* Description of the task:
Pictures do not belong in your copy. Repeat all the other data exactly.

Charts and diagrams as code
*****
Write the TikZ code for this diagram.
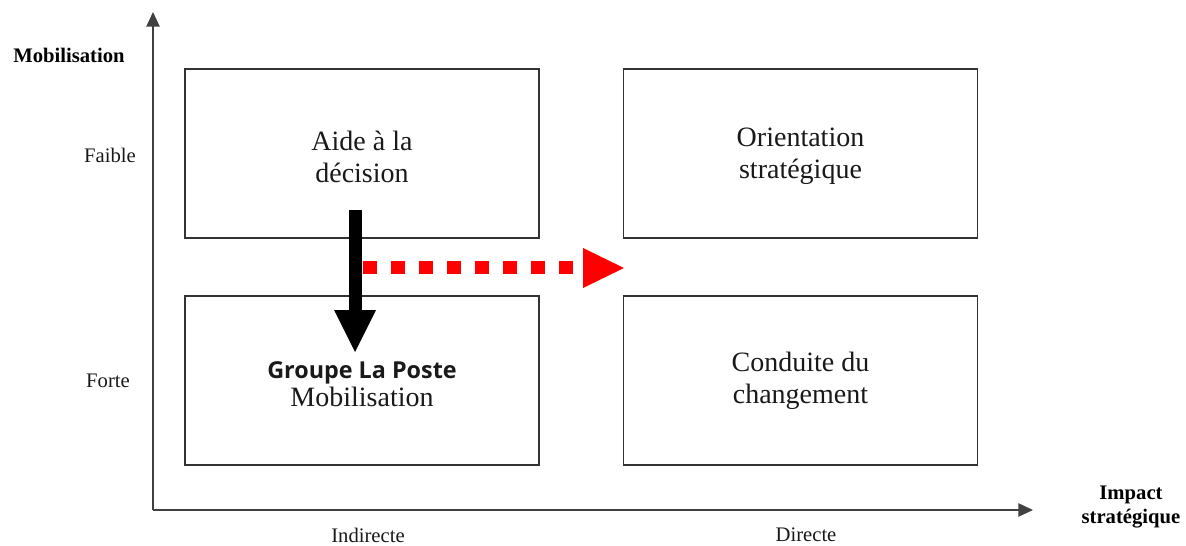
\documentclass[tikz,border=0pt]{standalone}
\usepackage{fontspec}
\setmainfont{Liberation Serif}
\newfontfamily\grpfont{Open Sans}
\usetikzlibrary{arrows.meta}
\tikzset{
  quad/.style={draw=black!80, line width=1.1pt, minimum width=265.5pt, minimum height=126.75pt, inner sep=0pt, align=center, font=\fontsize{21}{24}\selectfont, text=black!90},
  axis/.style={draw=black!75, line width=1.1pt, -{Triangle[length=11pt,width=10pt]}},
  lab/.style={font=\fontsize{15.5}{18}\selectfont, text=black!90},
  blab/.style={font=\bfseries\fontsize{15.5}{18.5}\selectfont, text=black, align=center},
}
\begin{document}
\begin{tikzpicture}[x=0.75pt,y=-0.75pt]
\useasboundingbox (0,0) rectangle (1186,546);
% axes
\coordinate (O) at (153,510);
\coordinate (Ytop) at (153,12);
\coordinate (Xend) at (1033,510);
\draw[axis] (O) -- (Ytop);
\draw[axis] (O) -- (Xend);
% boxes
\node[quad] (b1) at (362,153.5) {};
\node[quad] (b2) at (800.5,153.5) {};
\node[quad] (b3) at (362,380.5) {};
\node[quad] (b4) at (800.5,380.5) {};
\node[align=center, font=\fontsize{21}{24}\selectfont, text=black!90] (t1) at ([yshift=-2.2pt]b1.center) {Aide à la\\décision};
\node[align=center, font=\fontsize{21}{24}\selectfont, text=black!90] (t2) at ([yshift=-2.2pt]b2.center) {Orientation\\stratégique};
\node[align=center, font=\fontsize{21}{24}\selectfont, text=black!90] (t3) at ([yshift=-2.4pt]b3.center) {{\grpfont\bfseries\fontsize{17.5}{18}\selectfont Groupe La Poste}\\[-3pt]Mobilisation};
\node[align=center, font=\fontsize{21}{24}\selectfont, text=black!90] (t4) at ([yshift=-0.5pt]b4.center) {Conduite du\\changement};
% labels
\node[blab] (ylab) at (69,55) {Mobilisation};
\node[lab] (faible) at (110,155) {Faible};
\node[lab] (forte) at (108,381) {Forte};
\node[lab] (ind) at (368,535) {Indirecte};
\node[lab] (dir) at (806,535) {Directe};
\node[blab] (xlab) at (1131,507) {Impact\\stratégique};
% black arrow
\fill[black] (349,210) rectangle (362,311);
\fill[black] (334,310) -- (376,310) -- (355,352) -- cycle;
% red dotted arrow
\draw[red, line width=9.75pt, dash pattern=on 10.5pt off 10.5pt] (363,267.5) -- (580,267.5);
\fill[red] (583,248) -- (624,268) -- (583,288) -- cycle;
\end{tikzpicture}
\end{document}
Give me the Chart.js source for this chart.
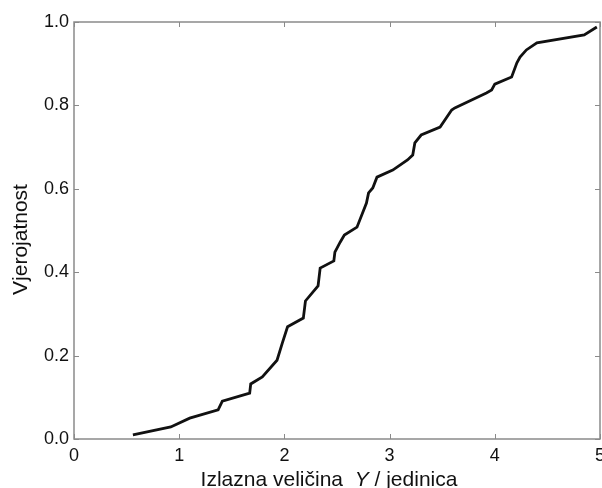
<!DOCTYPE html>
<html>
<head>
<meta charset="utf-8">
<script src="https://cdn.jsdelivr.net/npm/chart.js@4/dist/chart.umd.min.js"></script>
<style>
  html, body { margin: 0; padding: 0; background: #fff; overflow: hidden; }
  #wrap { width: 602px; height: 488px; position: relative; }
</style>
</head>
<body>
<div id="wrap"><canvas id="chart"></canvas></div>
<script>
// values
const xValues = [0.56, 0.92, 1.10, 1.37, 1.41, 1.67, 1.68, 1.79, 1.93, 1.98, 2.03, 2.18, 2.20, 2.32,
  2.34, 2.47, 2.48, 2.53, 2.57, 2.69, 2.78, 2.80, 2.84, 2.88, 3.03, 3.17, 3.22, 3.24, 3.30, 3.48,
  3.59, 3.62, 3.92, 3.97, 4.00, 4.16, 4.21, 4.24, 4.30, 4.40, 4.85, 4.97];
const yValues = [0.010, 0.029, 0.050, 0.070, 0.091, 0.110, 0.132, 0.149, 0.189, 0.230, 0.269, 0.290,
  0.331, 0.367, 0.410, 0.427, 0.448, 0.472, 0.489, 0.508, 0.566, 0.590, 0.602, 0.628, 0.645, 0.669,
  0.681, 0.710, 0.729, 0.748, 0.789, 0.794, 0.830, 0.837, 0.851, 0.868, 0.902, 0.916, 0.933, 0.950,
  0.969, 0.988];
const xTicks = [0, 1, 2, 3, 4, 5];
const yTicks = [0, 0.2, 0.4, 0.6, 0.8, 1.0];
const yTitle = 'Vjerojatnost';
const xTitleParts = [['Izlazna veličina  ', 'normal'], ['Y', 'italic'], [' / jedinica', 'normal']];

const FONT = '"Liberation Sans", Arial, Helvetica, sans-serif';
const frameColor = '#8a8a8a';

const points = xValues.map((x, i) => ({ x: x, y: yValues[i] }));

// frame on top/right, inward ticks, axis titles
const framePlugin = {
  id: 'frame',
  afterDraw(chart) {
    const { ctx, chartArea: a, scales } = chart;
    ctx.save();
    ctx.strokeStyle = frameColor;
    ctx.lineWidth = 1.5;
    ctx.strokeRect(a.left, a.top, a.right - a.left, a.bottom - a.top);
    ctx.lineWidth = 1;
    const len = 5;
    xTicks.forEach((v) => {
      const px = Math.round(scales.x.getPixelForValue(v)) + 0.5;
      ctx.beginPath();
      ctx.moveTo(px, a.bottom); ctx.lineTo(px, a.bottom - len);
      ctx.moveTo(px, a.top); ctx.lineTo(px, a.top + len);
      ctx.stroke();
    });
    yTicks.forEach((v) => {
      const py = Math.round(scales.y.getPixelForValue(v)) + 0.5;
      ctx.beginPath();
      ctx.moveTo(a.left, py); ctx.lineTo(a.left + len, py);
      ctx.moveTo(a.right, py); ctx.lineTo(a.right - len, py);
      ctx.stroke();
    });

    ctx.fillStyle = '#111';
    // x title, with italic Y
    let total = 0;
    xTitleParts.forEach(([t, s]) => {
      ctx.font = s + ' 21px ' + FONT;
      total += ctx.measureText(t).width;
    });
    let x = (a.left + a.right) / 2 - 8 - total / 2;
    ctx.textBaseline = 'alphabetic';
    ctx.textAlign = 'left';
    xTitleParts.forEach(([t, s]) => {
      ctx.font = s + ' 21px ' + FONT;
      ctx.fillText(t, x, 486);
      x += ctx.measureText(t).width;
    });

    // y title
    ctx.font = '21px ' + FONT;
    ctx.translate(27, (a.top + a.bottom) / 2 + 9);
    ctx.rotate(-Math.PI / 2);
    ctx.textAlign = 'center';
    ctx.fillText(yTitle, 0, 0);
    ctx.restore();
  }
};

new Chart(document.getElementById('chart'), {
  type: 'line',
  data: {
    datasets: [{
      data: points,
      borderColor: '#111',
      borderWidth: 2.8,
      pointRadius: 0,
      tension: 0,
      fill: false
    }]
  },
  options: {
    responsive: true,
    maintainAspectRatio: false,
    animation: false,
    layout: { padding: { top: 22, right: 2, left: 0, bottom: 0 } },
    plugins: { legend: { display: false }, tooltip: { enabled: false } },
    scales: {
      x: {
        type: 'linear',
        min: 0,
        max: 5,
        afterBuildTicks(scale) { scale.ticks = xTicks.map((v) => ({ value: v })); },
        afterFit(scale) { scale.height = 49; scale.paddingLeft = 0; scale.paddingRight = 0; },
        grid: { display: false, drawTicks: false },
        border: { display: false },
        ticks: {
          padding: 6,
          color: '#111',
          font: { family: FONT, size: 18 },
          maxRotation: 0
        }
      },
      y: {
        min: 0,
        max: 1,
        afterBuildTicks(scale) { scale.ticks = yTicks.map((v) => ({ value: v })); },
        afterFit(scale) { scale.width = 74; },
        grid: { display: false, drawTicks: false },
        border: { display: false },
        ticks: {
          padding: 5,
          color: '#111',
          font: { family: FONT, size: 18 },
          callback: (v) => v.toFixed(1)
        }
      }
    }
  },
  plugins: [framePlugin]
});
</script>
</body>
</html>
*****
* Complete answer:
Write the TikZ code for this diagram.
\documentclass[tikz,border=0pt]{standalone}
\usepackage{fontspec}
\setmainfont{Liberation Serif}
\newfontfamily\grpfont{Open Sans}
\usetikzlibrary{arrows.meta}
\tikzset{
  quad/.style={draw=black!80, line width=1.1pt, minimum width=265.5pt, minimum height=126.75pt, inner sep=0pt, align=center, font=\fontsize{21}{24}\selectfont, text=black!90},
  axis/.style={draw=black!75, line width=1.1pt, -{Triangle[length=11pt,width=10pt]}},
  lab/.style={font=\fontsize{15.5}{18}\selectfont, text=black!90},
  blab/.style={font=\bfseries\fontsize{15.5}{18.5}\selectfont, text=black, align=center},
}
\begin{document}
\begin{tikzpicture}[x=0.75pt,y=-0.75pt]
\useasboundingbox (0,0) rectangle (1186,546);
% axes
\coordinate (O) at (153,510);
\coordinate (Ytop) at (153,12);
\coordinate (Xend) at (1033,510);
\draw[axis] (O) -- (Ytop);
\draw[axis] (O) -- (Xend);
% boxes
\node[quad] (b1) at (362,153.5) {};
\node[quad] (b2) at (800.5,153.5) {};
\node[quad] (b3) at (362,380.5) {};
\node[quad] (b4) at (800.5,380.5) {};
\node[align=center, font=\fontsize{21}{24}\selectfont, text=black!90] (t1) at ([yshift=-2.2pt]b1.center) {Aide à la\\décision};
\node[align=center, font=\fontsize{21}{24}\selectfont, text=black!90] (t2) at ([yshift=-2.2pt]b2.center) {Orientation\\stratégique};
\node[align=center, font=\fontsize{21}{24}\selectfont, text=black!90] (t3) at ([yshift=-2.4pt]b3.center) {{\grpfont\bfseries\fontsize{17.5}{18}\selectfont Groupe La Poste}\\[-3pt]Mobilisation};
\node[align=center, font=\fontsize{21}{24}\selectfont, text=black!90] (t4) at ([yshift=-0.5pt]b4.center) {Conduite du\\changement};
% labels
\node[blab] (ylab) at (69,55) {Mobilisation};
\node[lab] (faible) at (110,155) {Faible};
\node[lab] (forte) at (108,381) {Forte};
\node[lab] (ind) at (368,535) {Indirecte};
\node[lab] (dir) at (806,535) {Directe};
\node[blab] (xlab) at (1131,507) {Impact\\stratégique};
% black arrow
\fill[black] (349,210) rectangle (362,311);
\fill[black] (334,310) -- (376,310) -- (355,352) -- cycle;
% red dotted arrow
\draw[red, line width=9.75pt, dash pattern=on 10.5pt off 10.5pt] (363,267.5) -- (580,267.5);
\fill[red] (583,248) -- (624,268) -- (583,288) -- cycle;
\end{tikzpicture}
\end{document}
Give me the Chart.js source for this chart.
<!DOCTYPE html>
<html>
<head>
<meta charset="utf-8">
<script src="https://cdn.jsdelivr.net/npm/chart.js@4/dist/chart.umd.min.js"></script>
<style>
  html, body { margin: 0; padding: 0; background: #fff; overflow: hidden; }
  #wrap { width: 602px; height: 488px; position: relative; }
</style>
</head>
<body>
<div id="wrap"><canvas id="chart"></canvas></div>
<script>
// values
const xValues = [0.56, 0.92, 1.10, 1.37, 1.41, 1.67, 1.68, 1.79, 1.93, 1.98, 2.03, 2.18, 2.20, 2.32,
  2.34, 2.47, 2.48, 2.53, 2.57, 2.69, 2.78, 2.80, 2.84, 2.88, 3.03, 3.17, 3.22, 3.24, 3.30, 3.48,
  3.59, 3.62, 3.92, 3.97, 4.00, 4.16, 4.21, 4.24, 4.30, 4.40, 4.85, 4.97];
const yValues = [0.010, 0.029, 0.050, 0.070, 0.091, 0.110, 0.132, 0.149, 0.189, 0.230, 0.269, 0.290,
  0.331, 0.367, 0.410, 0.427, 0.448, 0.472, 0.489, 0.508, 0.566, 0.590, 0.602, 0.628, 0.645, 0.669,
  0.681, 0.710, 0.729, 0.748, 0.789, 0.794, 0.830, 0.837, 0.851, 0.868, 0.902, 0.916, 0.933, 0.950,
  0.969, 0.988];
const xTicks = [0, 1, 2, 3, 4, 5];
const yTicks = [0, 0.2, 0.4, 0.6, 0.8, 1.0];
const yTitle = 'Vjerojatnost';
const xTitleParts = [['Izlazna veličina  ', 'normal'], ['Y', 'italic'], [' / jedinica', 'normal']];

const FONT = '"Liberation Sans", Arial, Helvetica, sans-serif';
const frameColor = '#8a8a8a';

const points = xValues.map((x, i) => ({ x: x, y: yValues[i] }));

// frame on top/right, inward ticks, axis titles
const framePlugin = {
  id: 'frame',
  afterDraw(chart) {
    const { ctx, chartArea: a, scales } = chart;
    ctx.save();
    ctx.strokeStyle = frameColor;
    ctx.lineWidth = 1.5;
    ctx.strokeRect(a.left, a.top, a.right - a.left, a.bottom - a.top);
    ctx.lineWidth = 1;
    const len = 5;
    xTicks.forEach((v) => {
      const px = Math.round(scales.x.getPixelForValue(v)) + 0.5;
      ctx.beginPath();
      ctx.moveTo(px, a.bottom); ctx.lineTo(px, a.bottom - len);
      ctx.moveTo(px, a.top); ctx.lineTo(px, a.top + len);
      ctx.stroke();
    });
    yTicks.forEach((v) => {
      const py = Math.round(scales.y.getPixelForValue(v)) + 0.5;
      ctx.beginPath();
      ctx.moveTo(a.left, py); ctx.lineTo(a.left + len, py);
      ctx.moveTo(a.right, py); ctx.lineTo(a.right - len, py);
      ctx.stroke();
    });

    ctx.fillStyle = '#111';
    // x title, with italic Y
    let total = 0;
    xTitleParts.forEach(([t, s]) => {
      ctx.font = s + ' 21px ' + FONT;
      total += ctx.measureText(t).width;
    });
    let x = (a.left + a.right) / 2 - 8 - total / 2;
    ctx.textBaseline = 'alphabetic';
    ctx.textAlign = 'left';
    xTitleParts.forEach(([t, s]) => {
      ctx.font = s + ' 21px ' + FONT;
      ctx.fillText(t, x, 486);
      x += ctx.measureText(t).width;
    });

    // y title
    ctx.font = '21px ' + FONT;
    ctx.translate(27, (a.top + a.bottom) / 2 + 9);
    ctx.rotate(-Math.PI / 2);
    ctx.textAlign = 'center';
    ctx.fillText(yTitle, 0, 0);
    ctx.restore();
  }
};

new Chart(document.getElementById('chart'), {
  type: 'line',
  data: {
    datasets: [{
      data: points,
      borderColor: '#111',
      borderWidth: 2.8,
      pointRadius: 0,
      tension: 0,
      fill: false
    }]
  },
  options: {
    responsive: true,
    maintainAspectRatio: false,
    animation: false,
    layout: { padding: { top: 22, right: 2, left: 0, bottom: 0 } },
    plugins: { legend: { display: false }, tooltip: { enabled: false } },
    scales: {
      x: {
        type: 'linear',
        min: 0,
        max: 5,
        afterBuildTicks(scale) { scale.ticks = xTicks.map((v) => ({ value: v })); },
        afterFit(scale) { scale.height = 49; scale.paddingLeft = 0; scale.paddingRight = 0; },
        grid: { display: false, drawTicks: false },
        border: { display: false },
        ticks: {
          padding: 6,
          color: '#111',
          font: { family: FONT, size: 18 },
          maxRotation: 0
        }
      },
      y: {
        min: 0,
        max: 1,
        afterBuildTicks(scale) { scale.ticks = yTicks.map((v) => ({ value: v })); },
        afterFit(scale) { scale.width = 74; },
        grid: { display: false, drawTicks: false },
        border: { display: false },
        ticks: {
          padding: 5,
          color: '#111',
          font: { family: FONT, size: 18 },
          callback: (v) => v.toFixed(1)
        }
      }
    }
  },
  plugins: [framePlugin]
});
</script>
</body>
</html>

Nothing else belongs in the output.